„Wie bekommen Kinder Lust aufs Lesen?“, fragte die Süddeutsche Zeitung am vergangenen Wochenende. Der Anlass für diese Frage war nicht schön. Deutsche Kinder haben ein Problem mit dem Lesen, so das Ergebnis der jüngsten IGLU-Studie (IGLU = Internationale Grundschul-Lese-Untersuchung). Demnach tun sich ein Viertel aller Viertklässler schwer damit, den Sinn längerer Texte zu erfassen. Lesen, das ist für viele Kinder Arbeit, kein Vergnügen.
Ich finde das erschreckend. Was diesen Kindern entgeht! Was ihnen möglicherweise ihr Leben lang entgehen wird! Lesen – das ist doch etwas ganz Wunderbares! Wie kann man den Lesen nicht mögen?
Meine beiden Töchter lieben Bücher. Zum Glück, denke ich, und frage mich gleichzeitig, ob das wohl so bleibt. Oder wird es ihnen irgendwann gehen wie den Viertklässlern der IGLU-Studie?
Wieso ist das Lesen eigentlich so wichtig für mich? Natürlich, ich lebe davon, dass Menschen lesen. Aber das ist es nicht. Was Lesen für mich immer zu etwas Besonderen, etwas Erstrebenswerten gemacht hat, war nicht die Schule. Es waren meine Eltern. Sie haben immer gelesen. Erinnere ich mich an die Sommerurlaube meiner Kindheit, dann erinnere ich mich nicht zuletzt daran, wie meine Eltern in dicken Büchern lesend vor dem Wohnwagen sitzen. Überhaupt fing eigentlich jeder längere Urlaub damit an, dass ich mit meinem Vater in die hiesige Stadtteilbibliothek gefahren bin, Lesestoff ausleihen.
Meine Eltern haben mir stets vorgelebt, dass Lesen etwas Schönes ist.

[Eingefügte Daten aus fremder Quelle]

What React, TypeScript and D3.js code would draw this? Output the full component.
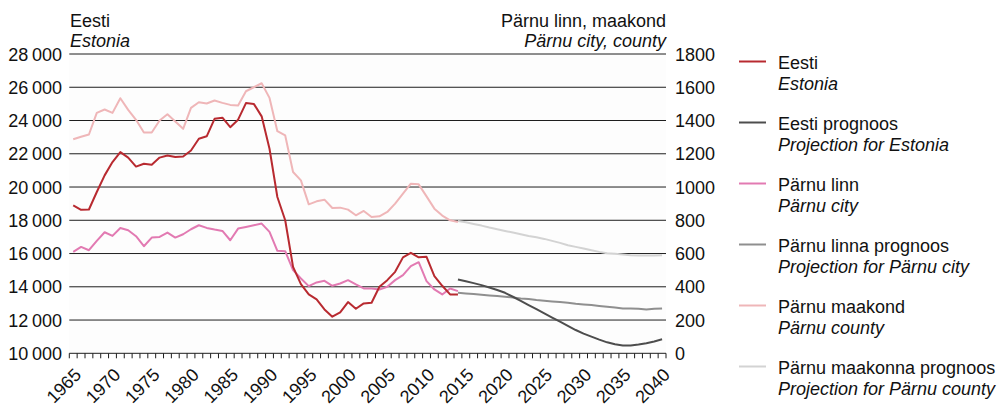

Ich fürchte, es ist so einfach: Der beste Weg, meine Töchter zu Leserinnen zu erziehen, ist, zu lesen. Also lese ich. Ich lese Zeitung, ich lese Bücher – und ich lese vor allem bewusst vor meinen Töchtern. Manchmal nehme ich mir sogar was zu Lesen mit ins Badezimmer, um dort ein oder zwei Kapitel zu lesen, nachdem meine Tochter und ich den unangenehmen Teil des Badens hinter uns gebracht haben: das Haarewaschen. Danach planscht sie noch ein wenig in der Wanne rum – und ich lese.
Außerdem lese ich vor. Mindestens einmal am Tag, beim Schlafengehen. Auch das etwas, was meine Eltern in meiner Erinnerung stets mit viel Hingabe getan haben.
Gut erinnere ich mich an die Abende als Kind, wenn meine Schwester und ich gebadet haben. Danach gab es meistens ein eher süßes Abendessen wie Milchreis oder Griesbrei. Während wir aßen, hat meine Mutter uns vorgelesen. Die Wawuschels, der Räuber Hotzenplotz – Kinderbücher eben. Ich habe diese Abende geliebt.
Entsprechend wird es mir ganz warm ums Herz, wenn nun meine viereinhalbjährige Tochter morgens ein Buch mitbringt, wenn sie nach dem Aufwachen erstmal noch ein wenig zu mir ins Bett krabbelt. Zwar weiß ich dann, das war es nun mit dem Schlafen (hey, 5:30 Uhr ist auch wirklich lange genug, oder?). Gleichzeitig bewundere ich die Inbrunst, mit der sie mein schlaftrunkenes Ich zum Vorlesen nötigt.
Interessant dabei: es sind immer die gleichen Bücher. Zwar wechseln diese alle paar Wochen mal, bis dahin bleibt meine Tochter aber konsequent. Und wehe, ich improvisiere mal bei einem Wort oder ersetze eine Formulierung durch eine andere. Da ist sie knallhart, meine Maus. Das gilt übrigens auch für Fehler. „Papa, jetzt ist der Rucksack von Max nicht mehr blau, sondern grün.“, erklärte sie einmal. Und sie hatte Recht! Das hier bei den Illustrationen gepatzt worden war, war offenbar weder mir noch dem Verlag aufgefallen – meine Tochter hat es gemerkt.
Praktischerweise färbt Bücherliebe nicht nur von Eltern auf Kinder ab. Gerade Geschwister erziehen sich ja bekanntlich ein Stück weit gegenseitig. Entsprechend fordert auch die Zweijährige immer öfter Vorlesezeit von Papa. Das sorgt zwar manchmal für Knatsch zwischen den Schwestern – aber hey: sie streiten darum, wer mehr vorgelesen bekommt. Ziel erreicht, würde ich sagen.
In diesem Sinne, danke fürs Lesen dieses Posts!